Com’è noto, da quando sulle scuole sono piovute le prove Invalsi è
scoppiato il finimondo! Ma ci siamo chiesti il perché?! Pur dando per
buone prove e procedure adottate dall’Invalsi, ci si è mai chiesti in
modo serio le ragioni per cui scuole, insegnanti, studenti nella grande
maggioranza o le hanno rifiutate o accettate obtorto collo? La ragione è
semplice: una cultura della valutazione nelle scuole non è affatto
diffusa; è significativo il solo fatto che molti insegnanti ancora si
gingillano con i sei meno e i cinque più quando la norma – che è anche
della fine dell’Ottocento – “predica” che i dieci voti debbono essere
utilizzati tutti e solo per intero! Un’amministrazione che da decenni
non è stata capace di promuovere una cultura della valutazione nei
propri addetti e nelle proprie istituzioni, sarà in grado di adottare
criteri di valutazione per valutarle? Basti un solo esempio: gli sforzi
che abbiamo compiuto per abolire i voti nella scuola dell’obbligo fin
dal lontano 1977, augurandoci di giungere a un nuovo sistema di
valutazione anche nel secondo ciclo di istruzione, sono stati vanificati
dal ritorno ai voti imposto dal duo Tremonti-Gelmini! Che affidabilità
ci può dare un’amministrazione che va indietro invece di andare avanti e
non sa bene quello che fa?
D’altra parte, è sacrosantamente vero
che le scuole hanno bisogno di soldi “a pioggia” come si suol dire! Non è
affatto riduttiva questa espressione, se i soldi “piovono” per il
semplice e normale funzionamento! Sono anni che le scuole sono costrette
alla sete! Che cosa significa, allora, dare soldi solo ai migliori? Non
sarebbe invece il caso di darli ai peggiori, perché sono questi che
hanno bisogno di essere sostenuti, rafforzati, incentivati? Con nuove
strutture, attrezzature, strumentazioni didattiche, formazione continua
del personale, ecc.
In un Paese civile non si ricattano le scuole!

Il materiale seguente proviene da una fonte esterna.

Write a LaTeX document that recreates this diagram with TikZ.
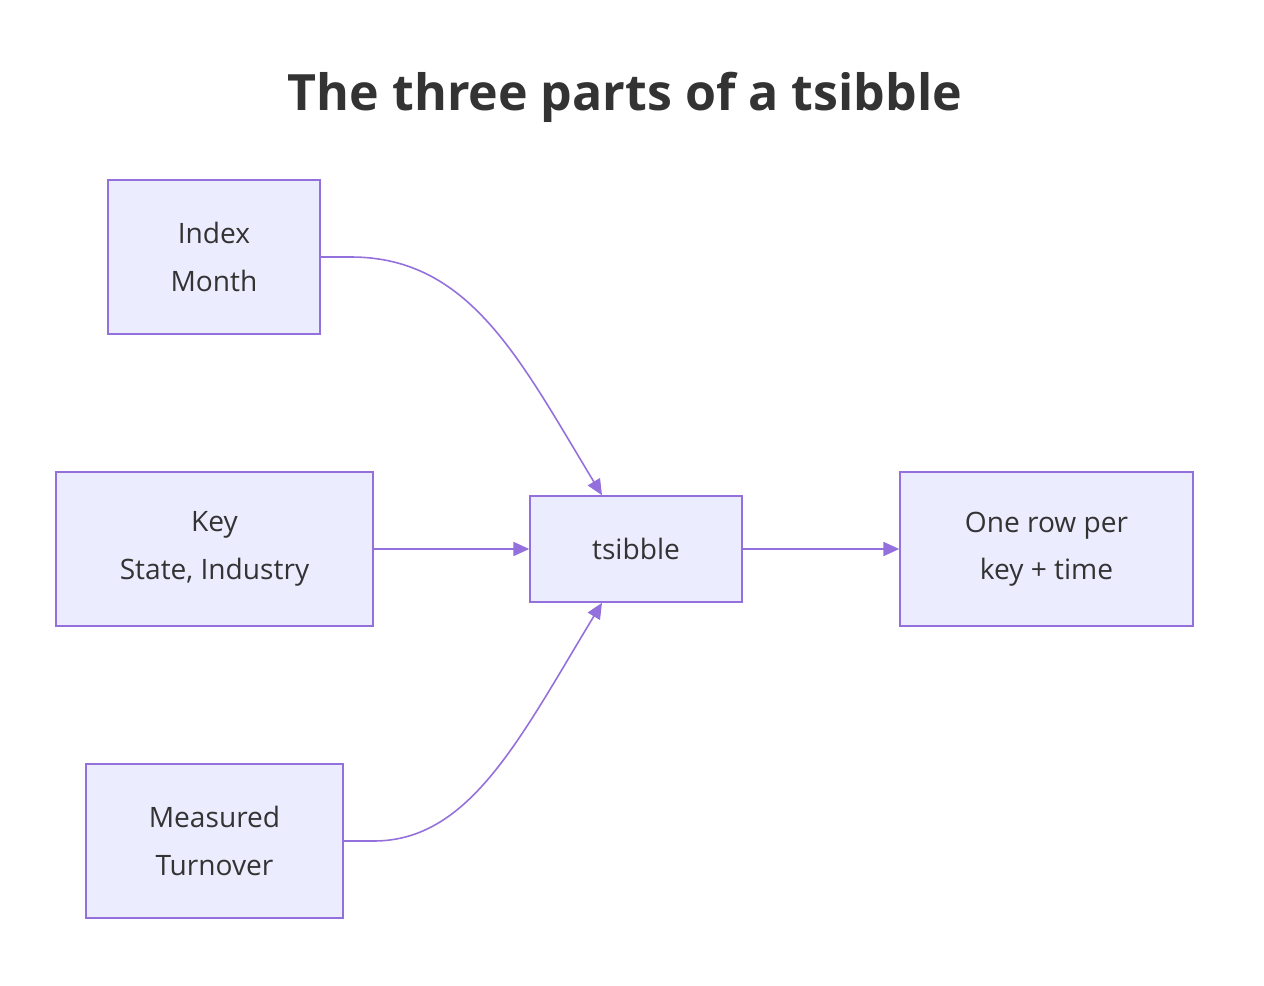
\documentclass[tikz,border=0pt]{standalone}
\usepackage{fontspec}
\setmainfont{Open Sans}
\usetikzlibrary{positioning,arrows.meta}
\definecolor{boxfill}{HTML}{ECECFF}
\definecolor{boxline}{HTML}{9370DB}
\definecolor{txt}{HTML}{333333}
\begin{document}
\begin{tikzpicture}[x=0.02cm,y=-0.02cm,
      part/.style={rectangle, draw=boxline, fill=boxfill, line width=0.9pt, align=center, text=txt, font=\fontsize{16}{27}\selectfont, inner sep=0pt},
      link/.style={draw=boxline, line width=0.9pt, -{Triangle[length=9pt,width=8pt]}},
      ]
      \useasboundingbox (0,0) rectangle (1264,986);
      \node[font=\fontsize{28.5}{32}\selectfont\bfseries, text=txt] (title) at (625,97) {The three parts of a tsibble};

      \node[part, minimum width=4.24cm, minimum height=3.08cm] (IX) at (214,257) {Index\\Month};
      \node[part, minimum width=6.34cm, minimum height=3.08cm] (KY) at (214.5,549) {Key\\State, Industry};
      \node[part, minimum width=5.14cm, minimum height=3.08cm] (MS) at (214.5,841) {Measured\\Turnover};
      \node[part, minimum width=4.24cm, minimum height=2.12cm] (TS) at (636,549) {tsibble};
      \node[part, minimum width=5.86cm, minimum height=3.08cm] (OR) at (1046.5,549) {One row per\\key + time};

      \draw[link] (IX.east) -- ++(30,0) .. controls (470,257) and (520,360) .. ([xshift=-0.68cm]TS.north);
      \draw[link] (KY.east) -- (TS.west);
      \draw[link] (MS.east) -- ++(30,0) .. controls (470,841) and (520,738) .. ([xshift=-0.68cm]TS.south);
      \draw[link] (TS.east) -- (OR.west);
\end{tikzpicture}
\end{document}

“Se promuovi, ti premio! Se bocci, non ti finanzio!” In un Paese civile
l’istruzione è e deve essere al primo posto! Con questa invenzione del
premio ai migliori la Costituzione è carta straccia! “La Repubblica
promuove lo sviluppo della cultura e la ricerca scientifica e tecnica”:
così recita l’articolo Cost. 9; ma si vedano anche gli articoli 2 e 3 e
34, che modificheremo così: “La scuola è aperta a tutti quelli che se la
meritano”! Ma il merito come si acquisisce? Mah! E’ forse un dono
divino! La Repubblica non c’entra: non è materia sua!” Allora, a che
serve blaterare ormai da anni che siamo entrati nella società della
conoscenza, che conoscenze e competenze sono le condizioni per lo
sviluppo, quando scientemente si sceglie che ci sono scuole di serie A
che vanno incentivate e scuole di serie B che vanno abbandonate a se
stesse? Mi ricordo una vecchia barzelletta: “Studio medico, cartello: Si
riparano gobbe. Tutti i gobbi del paese si affollano nella sala
d’aspetto. L’infermiere apre la porta dell’ambulatorio e chiama: Avanti
il primo! Dopo una mezz’ora, si riapre la porta e l’infermiere chiama:
Avanti il secondo! Il secondo gobbo chiede: E il primo? Risposta: Il
primo si è rotto!” E allora, che ne faremo delle scuole di serie B?
Il secondo motivo di preoccupazione riguarda l’italico costume e non è
affatto banale. Chi ci garantisce che nelle scuole “peggiori” non si
correrà a promuovere sempre e comunque per accedere alla fascia dei
privilegiati? Veramente un dieci sarà “eguale” a un altro dieci? Accadrà
che, invece di avviare una buona volta una cultura della valutazione,
si solleciterà il malcostume nostrano che ancora – non so per quale
fortunato caso – non ha interessato il nostro Sistema Educativo di
Istruzione e Formazione. Sembra che non ci sia apparato istituzionale e
amministrativo che non sia corrotto oggi, dagli scanni parlamentari a
tutte le amministrazioni periferiche! Vogliamo che anche nella scuola si
implementino voti alti, comunque e sempre, per ottenere il necessario
per sopravvivere?
Auspico soltanto che questo comma 149 della Legge
della cosiddetta Stabilità non destabilizzi ancora di più la nostra
scuola… pardon, il nostro Sistema Educativo di Istruzione e Formazione!
Se ancora vogliamo chiamarlo così! E’ forse un eufemismo?